> **PROBLEM DETAILS**:
Report every line in the listing that contains the string "this".

> **THE RECORDS**:
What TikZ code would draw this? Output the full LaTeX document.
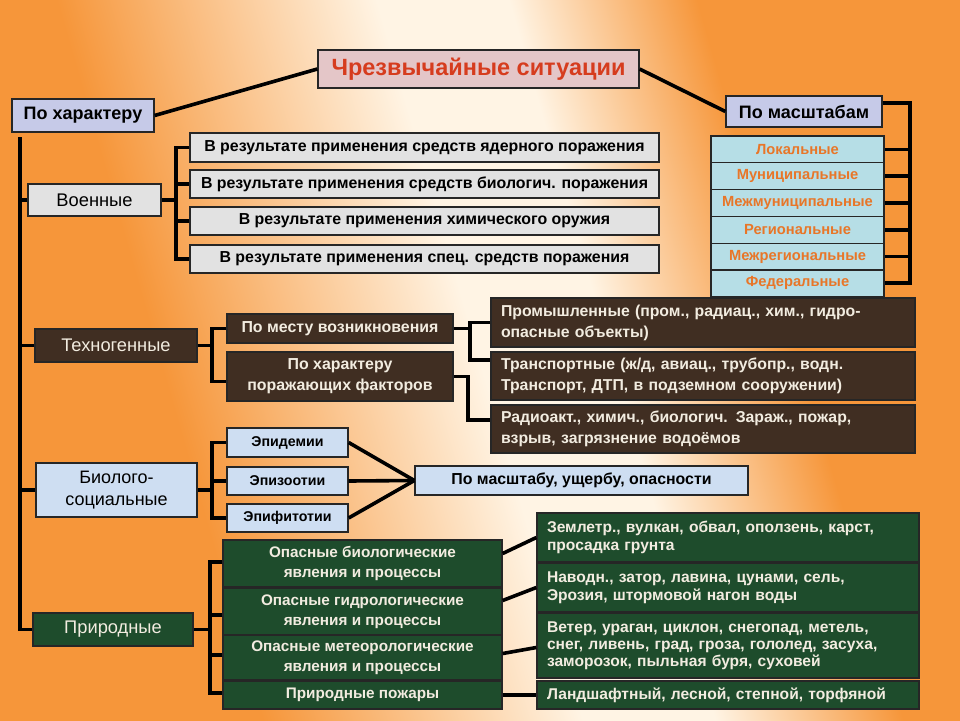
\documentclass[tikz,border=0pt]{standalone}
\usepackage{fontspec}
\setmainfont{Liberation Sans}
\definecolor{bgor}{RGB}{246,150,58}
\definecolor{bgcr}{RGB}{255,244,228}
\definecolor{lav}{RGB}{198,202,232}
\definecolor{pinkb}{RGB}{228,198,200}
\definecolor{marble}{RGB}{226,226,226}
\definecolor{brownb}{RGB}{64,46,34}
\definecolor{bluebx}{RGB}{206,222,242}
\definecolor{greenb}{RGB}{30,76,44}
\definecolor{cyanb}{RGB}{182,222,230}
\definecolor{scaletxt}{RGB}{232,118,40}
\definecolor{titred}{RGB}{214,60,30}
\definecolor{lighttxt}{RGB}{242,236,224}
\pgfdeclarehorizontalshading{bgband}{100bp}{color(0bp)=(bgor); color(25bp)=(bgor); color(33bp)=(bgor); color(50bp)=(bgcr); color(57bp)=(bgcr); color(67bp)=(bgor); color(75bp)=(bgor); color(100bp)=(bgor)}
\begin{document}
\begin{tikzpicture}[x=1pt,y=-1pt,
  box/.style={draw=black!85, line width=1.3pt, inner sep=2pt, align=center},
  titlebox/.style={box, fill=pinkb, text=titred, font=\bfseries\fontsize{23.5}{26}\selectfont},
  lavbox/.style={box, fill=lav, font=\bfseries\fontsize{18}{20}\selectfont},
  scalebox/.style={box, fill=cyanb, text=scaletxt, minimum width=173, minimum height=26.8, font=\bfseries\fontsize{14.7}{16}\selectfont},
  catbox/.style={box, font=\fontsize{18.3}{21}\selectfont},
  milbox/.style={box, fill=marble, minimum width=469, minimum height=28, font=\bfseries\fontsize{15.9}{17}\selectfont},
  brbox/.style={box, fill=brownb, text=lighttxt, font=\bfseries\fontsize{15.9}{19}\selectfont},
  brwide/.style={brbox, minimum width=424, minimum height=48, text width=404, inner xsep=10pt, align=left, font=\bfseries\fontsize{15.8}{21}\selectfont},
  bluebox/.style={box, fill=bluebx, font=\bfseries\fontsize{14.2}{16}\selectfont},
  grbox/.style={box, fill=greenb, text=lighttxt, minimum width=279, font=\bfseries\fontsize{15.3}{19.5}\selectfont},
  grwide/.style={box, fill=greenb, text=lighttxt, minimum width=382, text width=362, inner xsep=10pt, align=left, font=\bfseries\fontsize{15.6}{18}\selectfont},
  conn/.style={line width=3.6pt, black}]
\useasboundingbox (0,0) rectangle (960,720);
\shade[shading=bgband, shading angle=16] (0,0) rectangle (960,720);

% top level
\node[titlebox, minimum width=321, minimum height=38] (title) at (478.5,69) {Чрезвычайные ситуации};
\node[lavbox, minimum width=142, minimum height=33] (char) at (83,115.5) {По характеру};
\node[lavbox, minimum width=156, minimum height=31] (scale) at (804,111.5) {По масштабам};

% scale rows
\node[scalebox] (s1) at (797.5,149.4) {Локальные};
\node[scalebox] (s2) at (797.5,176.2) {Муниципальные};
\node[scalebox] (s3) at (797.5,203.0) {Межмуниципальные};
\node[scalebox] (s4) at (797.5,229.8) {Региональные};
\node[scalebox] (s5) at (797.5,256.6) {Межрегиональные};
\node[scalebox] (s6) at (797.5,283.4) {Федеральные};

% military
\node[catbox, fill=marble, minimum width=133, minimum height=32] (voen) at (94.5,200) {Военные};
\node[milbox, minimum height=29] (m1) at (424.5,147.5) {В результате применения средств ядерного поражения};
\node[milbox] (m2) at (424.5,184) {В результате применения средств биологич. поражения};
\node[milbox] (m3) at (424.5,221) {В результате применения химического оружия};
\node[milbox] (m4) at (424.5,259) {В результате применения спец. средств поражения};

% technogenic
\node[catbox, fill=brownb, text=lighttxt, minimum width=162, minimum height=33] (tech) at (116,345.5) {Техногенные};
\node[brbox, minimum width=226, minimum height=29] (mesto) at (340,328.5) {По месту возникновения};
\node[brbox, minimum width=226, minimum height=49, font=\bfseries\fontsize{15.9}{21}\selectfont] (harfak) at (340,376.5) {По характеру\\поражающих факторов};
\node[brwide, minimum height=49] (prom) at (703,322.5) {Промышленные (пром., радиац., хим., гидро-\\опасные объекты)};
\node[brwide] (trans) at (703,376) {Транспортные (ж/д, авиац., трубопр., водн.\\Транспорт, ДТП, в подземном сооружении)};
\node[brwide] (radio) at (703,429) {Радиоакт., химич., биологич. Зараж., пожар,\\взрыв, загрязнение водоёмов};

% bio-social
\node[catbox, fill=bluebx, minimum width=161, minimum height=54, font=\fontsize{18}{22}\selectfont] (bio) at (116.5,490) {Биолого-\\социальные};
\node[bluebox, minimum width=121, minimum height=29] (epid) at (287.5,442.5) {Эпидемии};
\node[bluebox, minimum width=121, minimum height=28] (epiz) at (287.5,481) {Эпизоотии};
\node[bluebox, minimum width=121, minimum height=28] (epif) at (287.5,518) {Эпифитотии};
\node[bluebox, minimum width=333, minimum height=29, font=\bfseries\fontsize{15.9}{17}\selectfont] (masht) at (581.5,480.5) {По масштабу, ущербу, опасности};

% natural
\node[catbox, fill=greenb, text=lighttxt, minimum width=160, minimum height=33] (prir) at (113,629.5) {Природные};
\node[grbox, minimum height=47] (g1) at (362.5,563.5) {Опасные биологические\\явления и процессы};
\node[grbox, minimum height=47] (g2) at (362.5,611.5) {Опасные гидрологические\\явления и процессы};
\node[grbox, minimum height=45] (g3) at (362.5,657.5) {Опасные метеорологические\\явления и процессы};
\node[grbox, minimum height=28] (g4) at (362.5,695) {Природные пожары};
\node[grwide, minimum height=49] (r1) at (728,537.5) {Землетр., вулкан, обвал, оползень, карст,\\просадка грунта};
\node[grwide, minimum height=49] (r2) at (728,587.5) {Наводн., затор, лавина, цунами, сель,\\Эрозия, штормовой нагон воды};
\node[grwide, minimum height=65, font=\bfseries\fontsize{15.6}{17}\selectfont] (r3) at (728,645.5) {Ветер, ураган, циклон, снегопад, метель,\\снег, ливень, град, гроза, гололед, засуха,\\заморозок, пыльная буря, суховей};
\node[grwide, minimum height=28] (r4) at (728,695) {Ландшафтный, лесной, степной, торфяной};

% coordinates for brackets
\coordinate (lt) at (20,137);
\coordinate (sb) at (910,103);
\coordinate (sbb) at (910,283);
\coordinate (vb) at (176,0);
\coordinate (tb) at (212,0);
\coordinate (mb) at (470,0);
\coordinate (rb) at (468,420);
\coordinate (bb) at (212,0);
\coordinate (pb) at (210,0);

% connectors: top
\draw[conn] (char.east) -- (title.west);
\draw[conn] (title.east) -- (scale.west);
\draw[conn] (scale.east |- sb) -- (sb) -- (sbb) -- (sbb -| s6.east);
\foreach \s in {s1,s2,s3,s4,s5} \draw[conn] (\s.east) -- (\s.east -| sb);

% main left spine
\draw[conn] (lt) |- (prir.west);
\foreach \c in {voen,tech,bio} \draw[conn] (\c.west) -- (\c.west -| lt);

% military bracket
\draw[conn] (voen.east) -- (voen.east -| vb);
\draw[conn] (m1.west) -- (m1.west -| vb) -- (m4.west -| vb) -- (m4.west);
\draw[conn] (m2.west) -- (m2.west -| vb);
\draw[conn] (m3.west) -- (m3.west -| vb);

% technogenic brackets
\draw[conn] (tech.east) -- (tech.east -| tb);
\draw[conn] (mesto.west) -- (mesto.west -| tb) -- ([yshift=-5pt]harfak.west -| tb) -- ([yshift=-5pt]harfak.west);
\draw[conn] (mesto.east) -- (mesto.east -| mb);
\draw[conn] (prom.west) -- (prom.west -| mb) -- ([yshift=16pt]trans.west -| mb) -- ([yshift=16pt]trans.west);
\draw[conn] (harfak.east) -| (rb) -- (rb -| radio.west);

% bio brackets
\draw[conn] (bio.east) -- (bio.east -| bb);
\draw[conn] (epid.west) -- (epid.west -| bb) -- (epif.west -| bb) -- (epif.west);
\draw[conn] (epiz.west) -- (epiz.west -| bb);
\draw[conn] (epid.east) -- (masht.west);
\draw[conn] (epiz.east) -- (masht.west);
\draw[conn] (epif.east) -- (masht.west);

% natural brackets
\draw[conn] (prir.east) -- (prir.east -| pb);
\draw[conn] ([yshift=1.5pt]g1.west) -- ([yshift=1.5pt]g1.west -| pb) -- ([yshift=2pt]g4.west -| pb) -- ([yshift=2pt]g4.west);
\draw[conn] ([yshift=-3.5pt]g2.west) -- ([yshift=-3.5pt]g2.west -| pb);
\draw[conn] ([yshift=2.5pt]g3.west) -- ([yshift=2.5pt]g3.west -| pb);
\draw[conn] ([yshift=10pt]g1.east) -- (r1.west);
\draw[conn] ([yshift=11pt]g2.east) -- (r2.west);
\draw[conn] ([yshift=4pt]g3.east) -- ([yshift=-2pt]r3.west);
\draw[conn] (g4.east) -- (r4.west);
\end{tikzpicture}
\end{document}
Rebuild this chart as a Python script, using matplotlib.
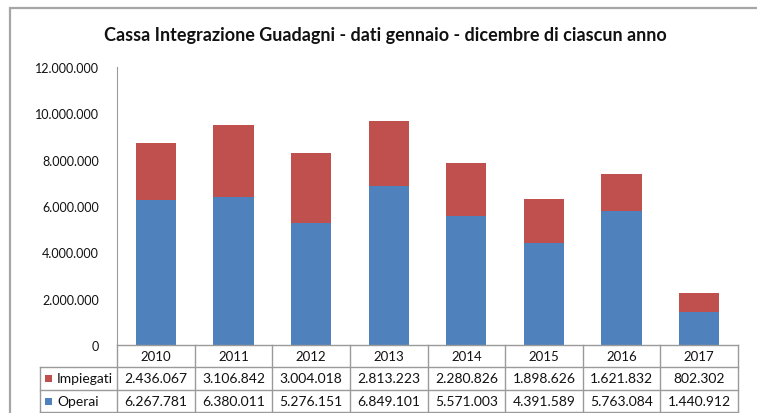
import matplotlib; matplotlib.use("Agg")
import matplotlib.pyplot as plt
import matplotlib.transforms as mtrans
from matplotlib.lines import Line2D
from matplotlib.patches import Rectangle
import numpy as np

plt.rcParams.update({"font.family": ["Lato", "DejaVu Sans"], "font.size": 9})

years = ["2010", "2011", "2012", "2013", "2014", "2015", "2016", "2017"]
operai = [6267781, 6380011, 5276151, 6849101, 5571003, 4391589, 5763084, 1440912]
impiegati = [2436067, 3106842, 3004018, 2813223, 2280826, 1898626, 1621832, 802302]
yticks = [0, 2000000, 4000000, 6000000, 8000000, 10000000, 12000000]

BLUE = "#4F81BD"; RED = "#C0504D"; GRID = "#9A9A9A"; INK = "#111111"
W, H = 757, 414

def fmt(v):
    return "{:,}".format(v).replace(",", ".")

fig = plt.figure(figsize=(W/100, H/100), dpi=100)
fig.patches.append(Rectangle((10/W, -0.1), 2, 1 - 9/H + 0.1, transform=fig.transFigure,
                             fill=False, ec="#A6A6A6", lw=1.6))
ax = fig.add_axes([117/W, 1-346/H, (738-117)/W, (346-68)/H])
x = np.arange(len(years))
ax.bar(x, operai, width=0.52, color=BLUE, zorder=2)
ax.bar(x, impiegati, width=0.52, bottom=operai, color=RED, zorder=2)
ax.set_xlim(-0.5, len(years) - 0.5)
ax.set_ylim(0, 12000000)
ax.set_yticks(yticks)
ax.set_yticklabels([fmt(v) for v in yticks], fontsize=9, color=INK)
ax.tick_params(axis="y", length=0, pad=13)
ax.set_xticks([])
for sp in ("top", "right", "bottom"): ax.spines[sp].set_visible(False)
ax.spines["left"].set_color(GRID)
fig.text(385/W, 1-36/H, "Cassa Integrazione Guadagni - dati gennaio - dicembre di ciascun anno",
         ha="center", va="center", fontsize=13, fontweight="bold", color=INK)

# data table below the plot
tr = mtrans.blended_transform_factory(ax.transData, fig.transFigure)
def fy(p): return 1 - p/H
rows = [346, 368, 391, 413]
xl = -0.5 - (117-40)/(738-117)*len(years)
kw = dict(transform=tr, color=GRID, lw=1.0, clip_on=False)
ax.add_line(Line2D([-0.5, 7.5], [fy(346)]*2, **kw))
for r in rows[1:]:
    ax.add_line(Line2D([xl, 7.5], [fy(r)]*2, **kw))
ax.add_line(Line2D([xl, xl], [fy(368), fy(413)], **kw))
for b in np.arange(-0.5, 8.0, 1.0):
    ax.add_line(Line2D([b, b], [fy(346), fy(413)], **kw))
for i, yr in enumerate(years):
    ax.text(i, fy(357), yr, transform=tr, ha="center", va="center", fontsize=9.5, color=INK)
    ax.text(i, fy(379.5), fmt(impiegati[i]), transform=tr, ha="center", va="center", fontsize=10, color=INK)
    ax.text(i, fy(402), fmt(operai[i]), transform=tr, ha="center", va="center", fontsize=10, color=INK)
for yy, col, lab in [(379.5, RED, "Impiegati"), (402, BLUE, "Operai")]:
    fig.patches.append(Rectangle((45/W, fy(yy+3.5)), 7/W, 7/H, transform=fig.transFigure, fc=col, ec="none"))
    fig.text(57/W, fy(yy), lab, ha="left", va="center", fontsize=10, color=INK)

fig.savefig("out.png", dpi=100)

> **WRITTEN RESPONSE**:
What TikZ code would draw this? Output the full LaTeX document.
Rebuild this chart as a Python script, using matplotlib.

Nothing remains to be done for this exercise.